__SET TASK__:
Your copy of the material must match it exactly, except that pictures are dropped.

▽

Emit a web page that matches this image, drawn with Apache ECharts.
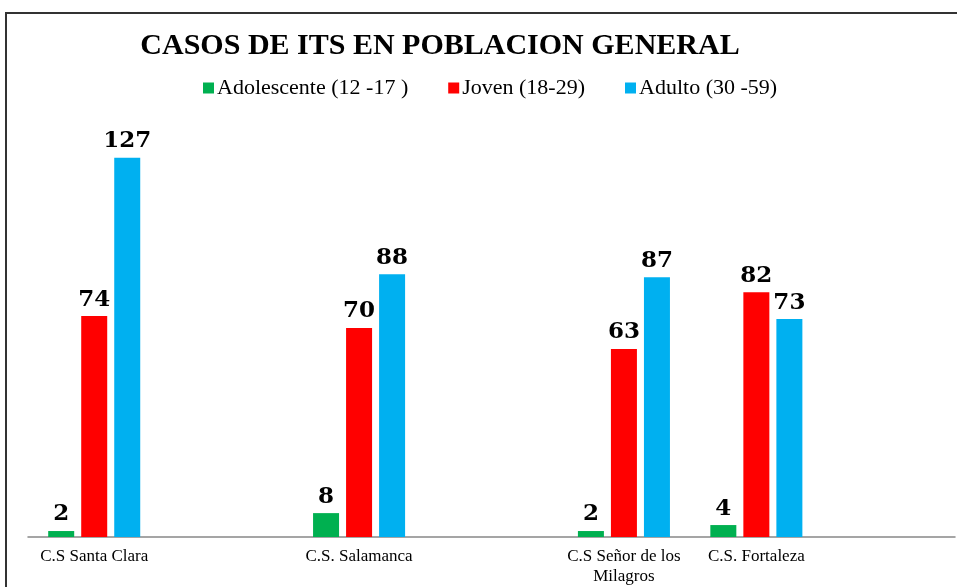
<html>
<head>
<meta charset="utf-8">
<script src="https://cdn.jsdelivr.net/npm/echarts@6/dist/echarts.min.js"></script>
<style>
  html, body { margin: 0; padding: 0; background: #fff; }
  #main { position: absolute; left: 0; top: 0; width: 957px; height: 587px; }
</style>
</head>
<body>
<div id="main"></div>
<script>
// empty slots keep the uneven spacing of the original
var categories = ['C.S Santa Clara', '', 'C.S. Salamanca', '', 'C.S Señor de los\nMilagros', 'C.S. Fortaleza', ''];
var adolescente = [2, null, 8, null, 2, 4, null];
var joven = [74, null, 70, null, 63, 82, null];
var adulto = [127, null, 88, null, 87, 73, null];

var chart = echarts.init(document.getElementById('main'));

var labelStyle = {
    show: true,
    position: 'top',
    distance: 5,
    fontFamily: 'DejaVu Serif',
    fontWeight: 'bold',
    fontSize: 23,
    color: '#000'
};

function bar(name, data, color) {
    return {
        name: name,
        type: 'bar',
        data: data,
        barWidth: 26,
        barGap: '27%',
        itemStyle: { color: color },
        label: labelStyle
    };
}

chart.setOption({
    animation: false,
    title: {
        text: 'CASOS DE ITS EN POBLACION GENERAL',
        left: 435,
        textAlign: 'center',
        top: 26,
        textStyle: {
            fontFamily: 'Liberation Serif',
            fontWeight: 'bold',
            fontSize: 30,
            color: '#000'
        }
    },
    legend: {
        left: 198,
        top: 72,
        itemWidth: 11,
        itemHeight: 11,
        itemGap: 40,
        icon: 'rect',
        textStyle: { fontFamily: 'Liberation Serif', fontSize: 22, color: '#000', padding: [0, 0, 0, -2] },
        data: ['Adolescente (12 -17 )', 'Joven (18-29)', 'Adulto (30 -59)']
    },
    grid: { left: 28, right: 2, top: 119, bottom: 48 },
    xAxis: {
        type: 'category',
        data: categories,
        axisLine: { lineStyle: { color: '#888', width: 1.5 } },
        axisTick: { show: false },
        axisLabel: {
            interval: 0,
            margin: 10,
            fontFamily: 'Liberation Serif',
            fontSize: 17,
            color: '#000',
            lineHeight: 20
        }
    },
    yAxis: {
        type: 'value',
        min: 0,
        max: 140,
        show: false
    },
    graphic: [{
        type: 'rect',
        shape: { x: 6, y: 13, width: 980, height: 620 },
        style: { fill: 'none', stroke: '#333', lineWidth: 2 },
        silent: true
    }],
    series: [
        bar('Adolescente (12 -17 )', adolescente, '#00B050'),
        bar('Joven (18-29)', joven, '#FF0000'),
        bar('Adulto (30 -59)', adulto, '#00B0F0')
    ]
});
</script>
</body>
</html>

△

__ANSWER TO THE TASK__:
Emit a web page that matches this image, drawn with Apache ECharts.
<html>
<head>
<meta charset="utf-8">
<script src="https://cdn.jsdelivr.net/npm/echarts@6/dist/echarts.min.js"></script>
<style>
  html, body { margin: 0; padding: 0; background: #fff; }
  #main { position: absolute; left: 0; top: 0; width: 957px; height: 587px; }
</style>
</head>
<body>
<div id="main"></div>
<script>
// empty slots keep the uneven spacing of the original
var categories = ['C.S Santa Clara', '', 'C.S. Salamanca', '', 'C.S Señor de los\nMilagros', 'C.S. Fortaleza', ''];
var adolescente = [2, null, 8, null, 2, 4, null];
var joven = [74, null, 70, null, 63, 82, null];
var adulto = [127, null, 88, null, 87, 73, null];

var chart = echarts.init(document.getElementById('main'));

var labelStyle = {
    show: true,
    position: 'top',
    distance: 5,
    fontFamily: 'DejaVu Serif',
    fontWeight: 'bold',
    fontSize: 23,
    color: '#000'
};

function bar(name, data, color) {
    return {
        name: name,
        type: 'bar',
        data: data,
        barWidth: 26,
        barGap: '27%',
        itemStyle: { color: color },
        label: labelStyle
    };
}

chart.setOption({
    animation: false,
    title: {
        text: 'CASOS DE ITS EN POBLACION GENERAL',
        left: 435,
        textAlign: 'center',
        top: 26,
        textStyle: {
            fontFamily: 'Liberation Serif',
            fontWeight: 'bold',
            fontSize: 30,
            color: '#000'
        }
    },
    legend: {
        left: 198,
        top: 72,
        itemWidth: 11,
        itemHeight: 11,
        itemGap: 40,
        icon: 'rect',
        textStyle: { fontFamily: 'Liberation Serif', fontSize: 22, color: '#000', padding: [0, 0, 0, -2] },
        data: ['Adolescente (12 -17 )', 'Joven (18-29)', 'Adulto (30 -59)']
    },
    grid: { left: 28, right: 2, top: 119, bottom: 48 },
    xAxis: {
        type: 'category',
        data: categories,
        axisLine: { lineStyle: { color: '#888', width: 1.5 } },
        axisTick: { show: false },
        axisLabel: {
            interval: 0,
            margin: 10,
            fontFamily: 'Liberation Serif',
            fontSize: 17,
            color: '#000',
            lineHeight: 20
        }
    },
    yAxis: {
        type: 'value',
        min: 0,
        max: 140,
        show: false
    },
    graphic: [{
        type: 'rect',
        shape: { x: 6, y: 13, width: 980, height: 620 },
        style: { fill: 'none', stroke: '#333', lineWidth: 2 },
        silent: true
    }],
    series: [
        bar('Adolescente (12 -17 )', adolescente, '#00B050'),
        bar('Joven (18-29)', joven, '#FF0000'),
        bar('Adulto (30 -59)', adulto, '#00B0F0')
    ]
});
</script>
</body>
</html>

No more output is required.